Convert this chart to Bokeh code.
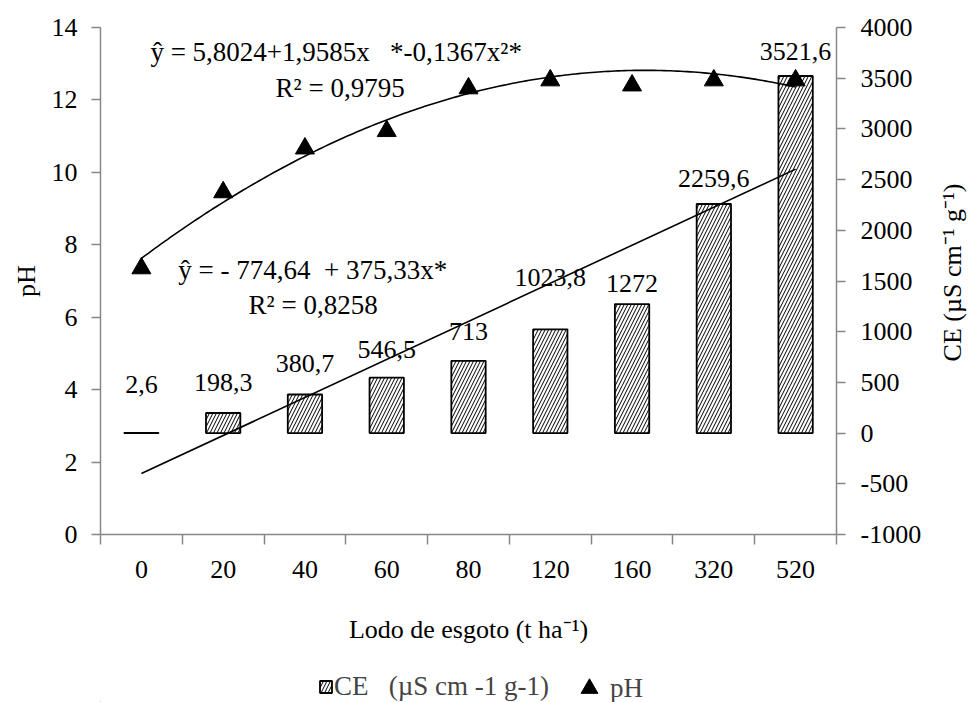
import numpy as np
from bokeh.plotting import figure
from bokeh.layouts import column, row
from bokeh.models import (Range1d, LinearAxis, FixedTicker, ColumnDataSource, Label,
                          Legend, LegendItem)
from bokeh.embed import file_html
from bokeh.resources import INLINE
from bokeh.core.properties import value

# ---------------- data ----------------
doses = ["0", "20", "40", "60", "80", "120", "160", "320", "520"]
ce_values = [2.6, 198.3, 380.7, 546.5, 713, 1023.8, 1272, 2259.6, 3521.6]
ce_labels = ["2,6", "198,3", "380,7", "546,5", "713", "1023,8", "1272", "2259,6", "3521,6"]
ph_values = [7.35, 9.45, 10.66, 11.14, 12.32, 12.54, 12.40, 12.54, 12.54]
ph_fit_coef = [5.8024, 1.9585, -0.1367]     # y = a + b x + c x^2 (x = treatment order 1..9)
ce_fit_coef = [-774.64, 375.33]             # y = a + b x
ph_ticks = [0, 2, 4, 6, 8, 10, 12, 14]
ce_ticks = [-1000, -500, 0, 500, 1000, 1500, 2000, 2500, 3000, 3500, 4000]
NB = "\u00a0"
eq_ph = "ŷ = 5,8024+1,9585x" + NB * 3 + "*-0,1367x²*"
r2_ph = "R² = 0,9795"
eq_ce = "ŷ = - 774,64" + NB * 2 + "+ 375,33x*"
r2_ce = "R² = 0,8258"
ce_legend = "CE" + NB * 3 + "(µS cm -1 g-1)"
ph_legend = "pH"
x_title = "Lodo de esgoto (t ha⁻¹)"
y_title = "pH"
y2_title = "CE (µS cm⁻¹ g⁻¹)"

# label offsets (pixels above bar top), style only
label_dy = [-48, -30, -31, -28, -29, -52, -21, -25, -25]

FONT = "Liberation Serif"
FS = "26px"
AXIS_COLOR = "#878787"

n = len(doses)
centers = [i + 0.5 for i in range(n)]
bounds = list(range(n + 1))

TOTAL_W, TOTAL_H = 971, 702
SIDE_W = 36                      # strip on the right for the CE title
MAIN_W = TOTAL_W - SIDE_W
MAIN_H = 652
LEG_H = TOTAL_H - MAIN_H

p = figure(width=MAIN_W, height=MAIN_H, x_range=Range1d(0, n), y_range=Range1d(0, 14),
           output_backend="svg", toolbar_location=None,
           min_border_left=100, min_border_right=MAIN_W - 836, min_border_top=27,
           min_border_bottom=MAIN_H - 534)
p.extra_y_ranges = {"ce": Range1d(-1000, 4000)}
p.outline_line_color = None
p.xgrid.visible = False
p.ygrid.visible = False
p.background_fill_color = "white"

def style_axis(ax):
    ax.axis_line_color = AXIS_COLOR
    ax.axis_line_width = 1.5
    ax.major_tick_line_color = AXIS_COLOR
    ax.major_tick_line_width = 1.5
    ax.minor_tick_line_color = AXIS_COLOR
    ax.minor_tick_line_width = 1.5
    ax.major_label_text_font = FONT
    ax.major_label_text_font_size = FS
    ax.major_label_text_color = "black"
    ax.axis_label_text_font = FONT
    ax.axis_label_text_font_size = FS
    ax.axis_label_text_font_style = "normal"
    ax.axis_label_text_color = "black"

# bottom axis: labels at centres, ticks at category boundaries
xa = p.xaxis[0]
style_axis(xa)
xa.ticker = FixedTicker(ticks=centers, minor_ticks=bounds)
xa.major_label_overrides = {c: d for c, d in zip(centers, doses)}
xa.major_tick_out = 0
xa.major_tick_in = 0
xa.minor_tick_out = 10
xa.minor_tick_in = 0
xa.major_label_standoff = 16
xa.axis_label = x_title
xa.axis_label_standoff = 34

# left axis pH
ya = p.yaxis[0]
style_axis(ya)
ya.ticker = FixedTicker(ticks=ph_ticks)
ya.major_tick_out = 9
ya.major_tick_in = 0
ya.minor_tick_out = 0
ya.minor_tick_in = 0
ya.major_label_standoff = 14
ya.axis_label = y_title
ya.axis_label_standoff = 8

# right axis CE (its title sits in the side strip, reading bottom to top)
ra = LinearAxis(y_range_name="ce", ticker=FixedTicker(ticks=ce_ticks))
style_axis(ra)
ra.major_tick_out = 9
ra.major_tick_in = 0
ra.minor_tick_out = 0
ra.minor_tick_in = 0
ra.major_label_standoff = 15
ra.major_label_overrides = {t: str(t) for t in ce_ticks if t < 0}
p.add_layout(ra, "right")

# bars
src = ColumnDataSource(dict(x=centers, top=ce_values, lab=ce_labels, dy=label_dy))
bar_style = dict(fill_color="white", line_color="black", line_width=1.8,
                 hatch_pattern="/", hatch_color="black", hatch_scale=7, hatch_weight=1)
bars = p.vbar(x="x", top="top", bottom=0, width=0.42, source=src, y_range_name="ce",
              **bar_style)

p.text(x="x", y="top", text="lab", y_offset="dy", source=src, y_range_name="ce",
       text_align="center", text_baseline="middle", text_font=value(FONT),
       text_font_size=FS, text_color="black")

# trend lines
xs = np.linspace(1, n, 200)
ph_fit = ph_fit_coef[0] + ph_fit_coef[1] * xs + ph_fit_coef[2] * xs ** 2
p.line(xs - 0.5, ph_fit, line_color="black", line_width=1.6)
xl = np.array([1, n])
ce_fit = ce_fit_coef[0] + ce_fit_coef[1] * xl
p.line(xl - 0.5, ce_fit, line_color="black", line_width=1.6, y_range_name="ce")

# pH markers
tri = p.scatter(centers, ph_values, marker="triangle", size=19, fill_color="black",
                line_color="black")

# equations
for txt, x, y, al in [(eq_ph, 0.61, 13.31, "left"), (r2_ph, 2.93, 12.32, "center"),
                      (eq_ce, 0.95, 7.29, "left"), (r2_ce, 2.60, 6.35, "center")]:
    p.add_layout(Label(x=x, y=y, text=txt, text_align=al, text_baseline="middle",
                       text_font=FONT, text_font_size="27px", text_color="black"))

# ---------------- legend strip ----------------
q = figure(width=MAIN_W, height=LEG_H, x_range=Range1d(0, MAIN_W), y_range=Range1d(0, LEG_H),
           output_backend="svg", toolbar_location=None, min_border=0,
           x_axis_location=None, y_axis_location=None)
q.outline_line_color = None
q.xgrid.visible = False
q.ygrid.visible = False
leg_bar = q.vbar(x=[-100], top=[-100], bottom=-101, width=1, **bar_style)
leg_tri = q.scatter([-100], [-100], marker="triangle", size=19, fill_color="black",
                    line_color="black")

# the strip's frame is aligned with the main frame (left edge at 100 px)
leg1 = Legend(items=[LegendItem(label=ce_legend, renderers=[leg_bar])],
              location=(218, 0), border_line_color=None, background_fill_alpha=0,
              label_text_font=FONT, label_text_font_size="27px",
              glyph_width=15, glyph_height=15, label_standoff=1,
              padding=0, margin=0)
leg2 = Legend(items=[LegendItem(label=ph_legend, renderers=[leg_tri])],
              location=(468, -7), border_line_color=None, background_fill_alpha=0,
              label_text_font=FONT, label_text_font_size="27px",
              glyph_width=42, glyph_height=42, label_standoff=0,
              padding=0, margin=0)
q.add_layout(leg1)
q.add_layout(leg2)

# ---------------- side strip with the right axis title ----------------
r = figure(width=SIDE_W, height=TOTAL_H, x_range=Range1d(0, SIDE_W),
           y_range=Range1d(0, TOTAL_H), output_backend="svg", toolbar_location=None,
           min_border=0, x_axis_location=None, y_axis_location=None)
r.outline_line_color = None
r.xgrid.visible = False
r.ygrid.visible = False
r.add_layout(Label(x=952 - MAIN_W, y=TOTAL_H - 272, text=y2_title, angle=np.pi / 2,
                   text_align="center", text_baseline="middle", text_font=FONT,
                   text_font_size=FS, text_color="black"))

layout = row(column(p, q, spacing=0), r, spacing=0)
open("out.html", "w").write(file_html(layout, INLINE))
★ ★ ★ ★ ★ ★ ★
### Set exercise:
Begin at the first line of the material and copy each line exactly through the one containing "from bokeh.core.properties import value". Omit pictures.

### Written response:
Convert this chart to Bokeh code.
import numpy as np
from bokeh.plotting import figure
from bokeh.layouts import column, row
from bokeh.models import (Range1d, LinearAxis, FixedTicker, ColumnDataSource, Label,
                          Legend, LegendItem)
from bokeh.embed import file_html
from bokeh.resources import INLINE
from bokeh.core.properties import value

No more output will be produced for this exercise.